Leave out the pictures and reproduce all of the data exactly.

## START Data supplied

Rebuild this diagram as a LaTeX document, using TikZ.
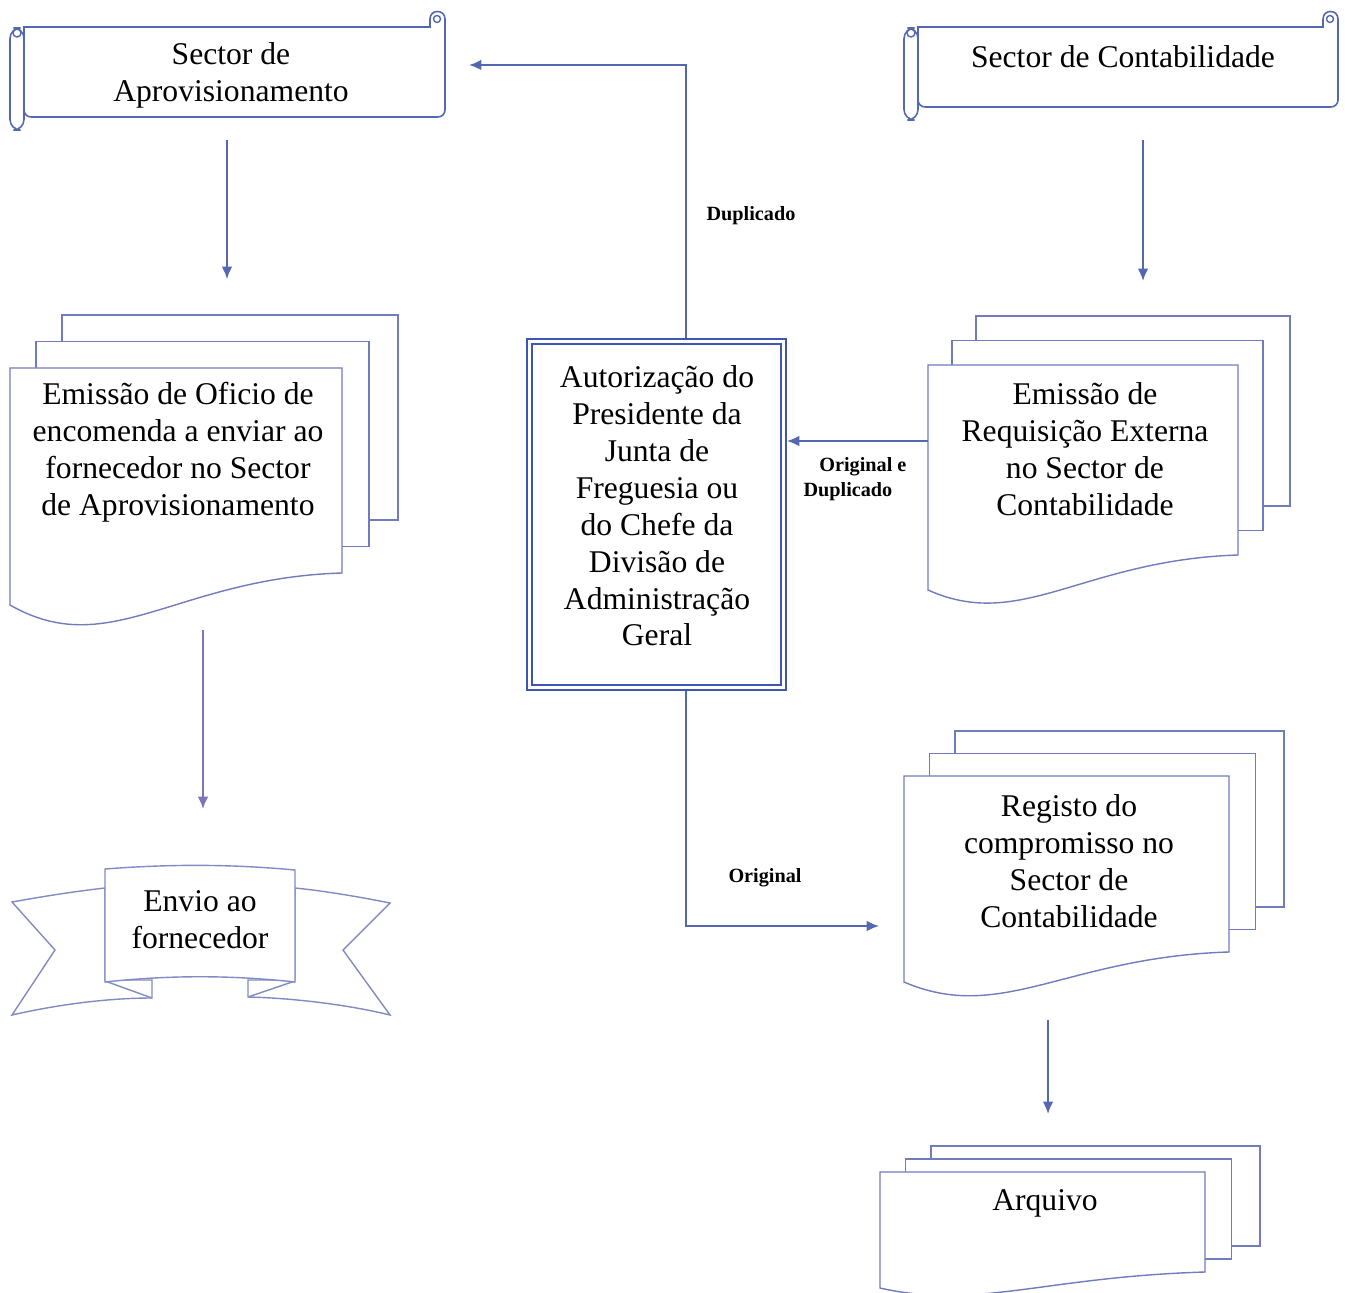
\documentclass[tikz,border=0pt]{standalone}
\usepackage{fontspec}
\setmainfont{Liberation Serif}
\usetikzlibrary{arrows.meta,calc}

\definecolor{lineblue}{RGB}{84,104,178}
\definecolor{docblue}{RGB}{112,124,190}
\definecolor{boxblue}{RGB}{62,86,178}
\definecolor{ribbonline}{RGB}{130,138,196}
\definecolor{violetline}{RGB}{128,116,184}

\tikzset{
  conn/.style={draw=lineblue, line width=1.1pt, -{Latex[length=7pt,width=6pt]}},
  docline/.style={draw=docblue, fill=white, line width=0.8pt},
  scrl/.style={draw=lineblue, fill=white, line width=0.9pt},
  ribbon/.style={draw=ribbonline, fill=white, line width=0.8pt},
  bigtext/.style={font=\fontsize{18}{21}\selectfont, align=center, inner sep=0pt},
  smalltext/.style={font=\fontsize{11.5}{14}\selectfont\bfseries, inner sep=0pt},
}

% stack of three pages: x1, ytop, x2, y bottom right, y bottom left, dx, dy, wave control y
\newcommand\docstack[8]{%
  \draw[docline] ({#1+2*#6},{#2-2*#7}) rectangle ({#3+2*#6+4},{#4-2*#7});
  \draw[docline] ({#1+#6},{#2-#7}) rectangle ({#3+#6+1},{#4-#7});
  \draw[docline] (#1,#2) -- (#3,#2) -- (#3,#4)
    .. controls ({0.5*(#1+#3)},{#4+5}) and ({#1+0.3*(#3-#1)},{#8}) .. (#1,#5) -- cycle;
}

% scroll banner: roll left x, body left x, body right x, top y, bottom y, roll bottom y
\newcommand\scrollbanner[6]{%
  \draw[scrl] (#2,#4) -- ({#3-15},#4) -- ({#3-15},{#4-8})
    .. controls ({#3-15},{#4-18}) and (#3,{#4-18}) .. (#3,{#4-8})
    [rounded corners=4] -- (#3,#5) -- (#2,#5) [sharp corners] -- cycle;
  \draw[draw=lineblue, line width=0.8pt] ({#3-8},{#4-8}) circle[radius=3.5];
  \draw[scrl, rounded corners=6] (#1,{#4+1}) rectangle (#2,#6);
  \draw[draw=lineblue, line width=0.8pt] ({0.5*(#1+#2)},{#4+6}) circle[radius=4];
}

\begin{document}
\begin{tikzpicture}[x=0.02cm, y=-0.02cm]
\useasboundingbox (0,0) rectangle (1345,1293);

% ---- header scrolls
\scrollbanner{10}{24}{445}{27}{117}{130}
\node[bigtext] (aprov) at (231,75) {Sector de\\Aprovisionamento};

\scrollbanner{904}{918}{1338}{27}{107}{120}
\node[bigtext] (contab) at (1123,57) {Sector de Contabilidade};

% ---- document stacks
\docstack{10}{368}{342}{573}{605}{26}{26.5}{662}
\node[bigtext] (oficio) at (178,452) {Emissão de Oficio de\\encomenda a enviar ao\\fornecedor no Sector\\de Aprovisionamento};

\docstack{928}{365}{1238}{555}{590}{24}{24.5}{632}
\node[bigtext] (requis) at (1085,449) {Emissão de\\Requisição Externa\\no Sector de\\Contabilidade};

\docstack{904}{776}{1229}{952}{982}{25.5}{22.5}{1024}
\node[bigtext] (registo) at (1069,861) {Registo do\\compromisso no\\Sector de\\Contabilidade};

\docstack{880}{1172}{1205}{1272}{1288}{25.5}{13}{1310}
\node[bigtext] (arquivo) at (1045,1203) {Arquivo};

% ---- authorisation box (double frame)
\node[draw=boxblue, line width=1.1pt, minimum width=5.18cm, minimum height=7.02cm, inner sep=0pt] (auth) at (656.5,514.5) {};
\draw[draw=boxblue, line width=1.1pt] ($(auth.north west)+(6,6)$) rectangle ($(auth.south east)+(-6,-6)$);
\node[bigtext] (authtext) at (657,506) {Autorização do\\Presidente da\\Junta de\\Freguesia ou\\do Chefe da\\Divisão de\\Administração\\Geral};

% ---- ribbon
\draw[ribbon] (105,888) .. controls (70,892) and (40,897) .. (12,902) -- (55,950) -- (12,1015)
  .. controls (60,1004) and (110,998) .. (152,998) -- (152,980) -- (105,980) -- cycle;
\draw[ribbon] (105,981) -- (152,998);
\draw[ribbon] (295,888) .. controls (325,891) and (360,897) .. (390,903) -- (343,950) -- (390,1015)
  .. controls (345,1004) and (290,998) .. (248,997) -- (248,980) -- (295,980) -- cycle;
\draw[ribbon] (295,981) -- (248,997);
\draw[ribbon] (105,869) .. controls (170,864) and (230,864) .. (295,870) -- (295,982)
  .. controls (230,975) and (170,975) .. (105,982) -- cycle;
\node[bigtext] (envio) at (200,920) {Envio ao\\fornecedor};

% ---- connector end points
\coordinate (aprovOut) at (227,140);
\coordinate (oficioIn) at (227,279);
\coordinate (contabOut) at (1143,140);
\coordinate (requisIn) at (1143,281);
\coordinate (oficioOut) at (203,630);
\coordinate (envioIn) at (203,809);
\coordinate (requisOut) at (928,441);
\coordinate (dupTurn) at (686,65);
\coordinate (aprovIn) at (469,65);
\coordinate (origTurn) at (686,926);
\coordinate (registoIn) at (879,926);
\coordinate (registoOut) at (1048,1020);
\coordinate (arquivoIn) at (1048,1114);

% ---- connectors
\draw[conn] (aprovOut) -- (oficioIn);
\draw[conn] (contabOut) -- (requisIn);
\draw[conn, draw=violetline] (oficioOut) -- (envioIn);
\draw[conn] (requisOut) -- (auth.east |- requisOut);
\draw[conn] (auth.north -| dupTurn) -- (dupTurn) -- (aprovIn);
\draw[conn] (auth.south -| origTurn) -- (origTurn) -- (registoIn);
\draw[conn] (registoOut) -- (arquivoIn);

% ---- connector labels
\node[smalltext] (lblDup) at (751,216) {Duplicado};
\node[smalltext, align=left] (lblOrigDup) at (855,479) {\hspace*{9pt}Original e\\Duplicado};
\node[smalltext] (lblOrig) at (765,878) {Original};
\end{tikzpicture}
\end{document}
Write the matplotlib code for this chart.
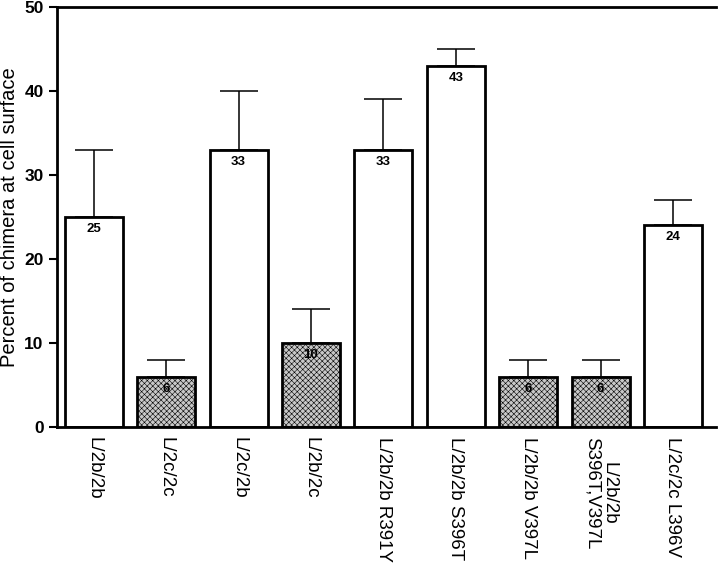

## END Data supplied

Complete output -
Rebuild this diagram as a LaTeX document, using TikZ.
\documentclass[tikz,border=0pt]{standalone}
\usepackage{fontspec}
\setmainfont{Liberation Serif}
\usetikzlibrary{arrows.meta,calc}

\definecolor{lineblue}{RGB}{84,104,178}
\definecolor{docblue}{RGB}{112,124,190}
\definecolor{boxblue}{RGB}{62,86,178}
\definecolor{ribbonline}{RGB}{130,138,196}
\definecolor{violetline}{RGB}{128,116,184}

\tikzset{
  conn/.style={draw=lineblue, line width=1.1pt, -{Latex[length=7pt,width=6pt]}},
  docline/.style={draw=docblue, fill=white, line width=0.8pt},
  scrl/.style={draw=lineblue, fill=white, line width=0.9pt},
  ribbon/.style={draw=ribbonline, fill=white, line width=0.8pt},
  bigtext/.style={font=\fontsize{18}{21}\selectfont, align=center, inner sep=0pt},
  smalltext/.style={font=\fontsize{11.5}{14}\selectfont\bfseries, inner sep=0pt},
}

% stack of three pages: x1, ytop, x2, y bottom right, y bottom left, dx, dy, wave control y
\newcommand\docstack[8]{%
  \draw[docline] ({#1+2*#6},{#2-2*#7}) rectangle ({#3+2*#6+4},{#4-2*#7});
  \draw[docline] ({#1+#6},{#2-#7}) rectangle ({#3+#6+1},{#4-#7});
  \draw[docline] (#1,#2) -- (#3,#2) -- (#3,#4)
    .. controls ({0.5*(#1+#3)},{#4+5}) and ({#1+0.3*(#3-#1)},{#8}) .. (#1,#5) -- cycle;
}

% scroll banner: roll left x, body left x, body right x, top y, bottom y, roll bottom y
\newcommand\scrollbanner[6]{%
  \draw[scrl] (#2,#4) -- ({#3-15},#4) -- ({#3-15},{#4-8})
    .. controls ({#3-15},{#4-18}) and (#3,{#4-18}) .. (#3,{#4-8})
    [rounded corners=4] -- (#3,#5) -- (#2,#5) [sharp corners] -- cycle;
  \draw[draw=lineblue, line width=0.8pt] ({#3-8},{#4-8}) circle[radius=3.5];
  \draw[scrl, rounded corners=6] (#1,{#4+1}) rectangle (#2,#6);
  \draw[draw=lineblue, line width=0.8pt] ({0.5*(#1+#2)},{#4+6}) circle[radius=4];
}

\begin{document}
\begin{tikzpicture}[x=0.02cm, y=-0.02cm]
\useasboundingbox (0,0) rectangle (1345,1293);

% ---- header scrolls
\scrollbanner{10}{24}{445}{27}{117}{130}
\node[bigtext] (aprov) at (231,75) {Sector de\\Aprovisionamento};

\scrollbanner{904}{918}{1338}{27}{107}{120}
\node[bigtext] (contab) at (1123,57) {Sector de Contabilidade};

% ---- document stacks
\docstack{10}{368}{342}{573}{605}{26}{26.5}{662}
\node[bigtext] (oficio) at (178,452) {Emissão de Oficio de\\encomenda a enviar ao\\fornecedor no Sector\\de Aprovisionamento};

\docstack{928}{365}{1238}{555}{590}{24}{24.5}{632}
\node[bigtext] (requis) at (1085,449) {Emissão de\\Requisição Externa\\no Sector de\\Contabilidade};

\docstack{904}{776}{1229}{952}{982}{25.5}{22.5}{1024}
\node[bigtext] (registo) at (1069,861) {Registo do\\compromisso no\\Sector de\\Contabilidade};

\docstack{880}{1172}{1205}{1272}{1288}{25.5}{13}{1310}
\node[bigtext] (arquivo) at (1045,1203) {Arquivo};

% ---- authorisation box (double frame)
\node[draw=boxblue, line width=1.1pt, minimum width=5.18cm, minimum height=7.02cm, inner sep=0pt] (auth) at (656.5,514.5) {};
\draw[draw=boxblue, line width=1.1pt] ($(auth.north west)+(6,6)$) rectangle ($(auth.south east)+(-6,-6)$);
\node[bigtext] (authtext) at (657,506) {Autorização do\\Presidente da\\Junta de\\Freguesia ou\\do Chefe da\\Divisão de\\Administração\\Geral};

% ---- ribbon
\draw[ribbon] (105,888) .. controls (70,892) and (40,897) .. (12,902) -- (55,950) -- (12,1015)
  .. controls (60,1004) and (110,998) .. (152,998) -- (152,980) -- (105,980) -- cycle;
\draw[ribbon] (105,981) -- (152,998);
\draw[ribbon] (295,888) .. controls (325,891) and (360,897) .. (390,903) -- (343,950) -- (390,1015)
  .. controls (345,1004) and (290,998) .. (248,997) -- (248,980) -- (295,980) -- cycle;
\draw[ribbon] (295,981) -- (248,997);
\draw[ribbon] (105,869) .. controls (170,864) and (230,864) .. (295,870) -- (295,982)
  .. controls (230,975) and (170,975) .. (105,982) -- cycle;
\node[bigtext] (envio) at (200,920) {Envio ao\\fornecedor};

% ---- connector end points
\coordinate (aprovOut) at (227,140);
\coordinate (oficioIn) at (227,279);
\coordinate (contabOut) at (1143,140);
\coordinate (requisIn) at (1143,281);
\coordinate (oficioOut) at (203,630);
\coordinate (envioIn) at (203,809);
\coordinate (requisOut) at (928,441);
\coordinate (dupTurn) at (686,65);
\coordinate (aprovIn) at (469,65);
\coordinate (origTurn) at (686,926);
\coordinate (registoIn) at (879,926);
\coordinate (registoOut) at (1048,1020);
\coordinate (arquivoIn) at (1048,1114);

% ---- connectors
\draw[conn] (aprovOut) -- (oficioIn);
\draw[conn] (contabOut) -- (requisIn);
\draw[conn, draw=violetline] (oficioOut) -- (envioIn);
\draw[conn] (requisOut) -- (auth.east |- requisOut);
\draw[conn] (auth.north -| dupTurn) -- (dupTurn) -- (aprovIn);
\draw[conn] (auth.south -| origTurn) -- (origTurn) -- (registoIn);
\draw[conn] (registoOut) -- (arquivoIn);

% ---- connector labels
\node[smalltext] (lblDup) at (751,216) {Duplicado};
\node[smalltext, align=left] (lblOrigDup) at (855,479) {\hspace*{9pt}Original e\\Duplicado};
\node[smalltext] (lblOrig) at (765,878) {Original};
\end{tikzpicture}
\end{document}
Write the matplotlib code for this chart.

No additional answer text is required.